Asynchrony-Resilient Sleepy Total-Order Broadcast Protocols

TL;DR

This paper introduces a mechanism to enhance dynamically available total-order broadcast protocols, enabling them to safely tolerate bounded asynchronous periods by trading off assumptions on churn rate, thus improving practical robustness.

Contribution

It proposes a simple, configurable message-expiration approach that allows existing protocols to deterministically handle bounded asynchrony periods, balancing safety and performance.

Findings

The mechanism ensures safety during bounded asynchronous periods.

Applying the method to existing protocols improves their robustness.

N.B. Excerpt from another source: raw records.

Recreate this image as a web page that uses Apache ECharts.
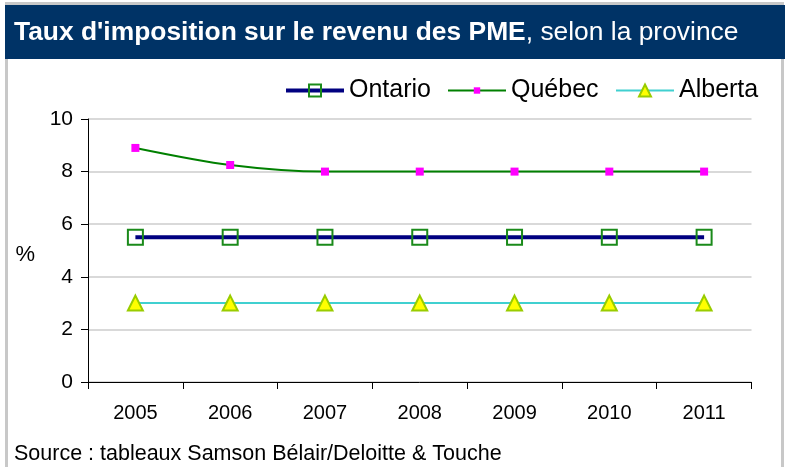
<!DOCTYPE html>
<html>
<head>
<meta charset="utf-8">
<script src="https://cdn.jsdelivr.net/npm/echarts@6/dist/echarts.min.js"></script>
<style>
html,body{margin:0;padding:0;background:#fff;}
#chart{width:785px;height:467px;}
</style>
</head>
<body>
<div id="chart"></div>
<script>
var years = ['2005','2006','2007','2008','2009','2010','2011'];
var ontario = [5.5, 5.5, 5.5, 5.5, 5.5, 5.5, 5.5];
var quebec = [8.9, 8.25, 8.0, 8.0, 8.0, 8.0, 8.0];
var alberta = [3, 3, 3, 3, 3, 3, 3];
var yTicks = [0, 2, 4, 6, 8, 10];
var seriesNames = ['Ontario', 'Québec', 'Alberta'];

var chart = echarts.init(document.getElementById('chart'), null, {renderer: 'canvas'});
var font = '"Liberation Sans", Arial, sans-serif';
function legendFor(name, left, itemHeight, lineWidth) {
  return {
    left: left, top: 78, padding: 0,
    itemWidth: 58, itemHeight: itemHeight, itemGap: 0,
    lineStyle: {width: lineWidth},
    textStyle: {fontFamily: font, fontSize: 25, color: '#000', padding: [0, 0, 0, 0]},
    data: [name]
  };
}
var option = {
  backgroundColor: '#ffffff',
  animation: false,
  textStyle: {fontFamily: font},
  graphic: [
    {type: 'rect', shape: {x: 6.5, y: 3.5, width: 776, height: 470}, style: {fill: 'none', stroke: '#c8c8c8', lineWidth: 3}, z: 0},
    {type: 'rect', shape: {x: 5, y: 5, width: 780, height: 54}, style: {fill: '#003366'}, z: 1},
    {type: 'text', left: 14, top: 443, style: {text: 'Source : tableaux Samson Bélair/Deloitte & Touche', font: '21.5px ' + font, fill: '#000'}, z: 5}
  ],
  title: {
    text: '{b|Taux d\'imposition sur le revenu des PME}{n|, selon la province}',
    left: 9, top: 15,
    textStyle: {
      rich: {
        b: {fontFamily: font, fontSize: 26.4, fontWeight: 'bold', color: '#fff'},
        n: {fontFamily: font, fontSize: 26.4, fontWeight: 'normal', color: '#fff'}
      }
    },
    z: 10
  },
  legend: [
    legendFor(seriesNames[0], 284, 15, 4),
    legendFor(seriesNames[1], 447, 8, 2),
    legendFor(seriesNames[2], 615, 15, 2)
  ],
  grid: {left: 88, right: 33.5, top: 119, bottom: 85, containLabel: false},
  xAxis: {
    type: 'category',
    data: years,
    boundaryGap: true,
    axisLine: {lineStyle: {color: '#000', width: 1}},
    axisTick: {show: true, length: 7, inside: false, lineStyle: {color: '#000'}},
    axisLabel: {fontFamily: font, fontSize: 20, color: '#000', margin: 21},
    splitLine: {show: false}
  },
  yAxis: {
    type: 'value',
    min: yTicks[0], max: yTicks[yTicks.length - 1], interval: 2,
    name: '%', nameLocation: 'middle', nameRotate: 0, nameGap: 53,
    nameTextStyle: {fontFamily: font, fontSize: 22, color: '#000', verticalAlign: 'top', lineHeight: 8},
    axisLine: {show: true, lineStyle: {color: '#000', width: 1}},
    axisTick: {show: true, length: 7, inside: false, lineStyle: {color: '#000'}},
    axisLabel: {fontFamily: font, fontSize: 21, color: '#000', margin: 15},
    splitLine: {show: true, lineStyle: {color: '#d9d9d9', width: 2}}
  },
  series: [
    {
      name: seriesNames[0], type: 'line', data: ontario,
      symbol: 'rect', symbolSize: 15,
      lineStyle: {color: '#000080', width: 4},
      itemStyle: {color: 'rgba(255,255,255,0)', borderColor: '#1a8a1a', borderWidth: 2},
      z: 3
    },
    {
      name: seriesNames[1], type: 'line', data: quebec,
      smooth: 0.3,
      symbol: 'rect', symbolSize: 8,
      lineStyle: {color: '#008000', width: 2},
      itemStyle: {color: '#ff00ff', borderWidth: 0},
      z: 3
    },
    {
      name: seriesNames[2], type: 'line', data: alberta,
      symbol: 'triangle', symbolSize: 15,
      lineStyle: {color: '#40d0d0', width: 2},
      itemStyle: {color: '#ffff00', borderColor: '#99cc00', borderWidth: 2},
      z: 3
    }
  ]
};
chart.setOption(option);
</script>
</body>
</html>
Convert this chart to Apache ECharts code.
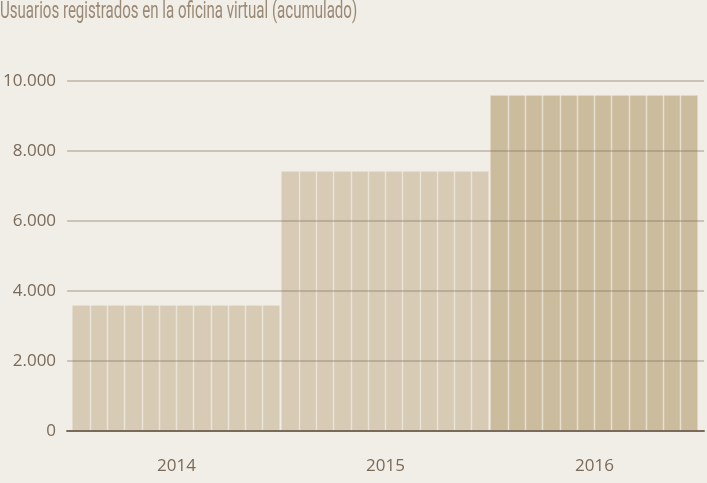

The approach allows small synchrony bounds for fast common-case performance.

Abstract

Dynamically available total-order broadcast (TOB) protocols tolerate fluctuating participation, e.g., as high as 99% of their participants going offline, which is especially useful in permissionless blockchain environments. However, dynamically available TOB protocols are synchronous protocols, and they lose their safety guarantees during periods of asynchrony. This is a major issue in practice. In this paper, we propose a simple but effective mechanism for tolerating bounded periods of asynchrony in dynamically available TOB protocols that ensure safety deterministically. We propose to trade off assumptions limiting the online/offline churn rate in exchange for tolerating bounded asynchronous periods through the use of a configurable message-expiration period. In practice, this allows picking a small synchrony bound $\delta$, and therefore obtain a fast protocol in the common case, knowing that the protocol tolerates occasional periods of duration at most $\pi>\delta$ during which the bound does not hold. We show how to apply this idea to a state-of-the-art protocol to make it tolerate bounded periods of asynchrony.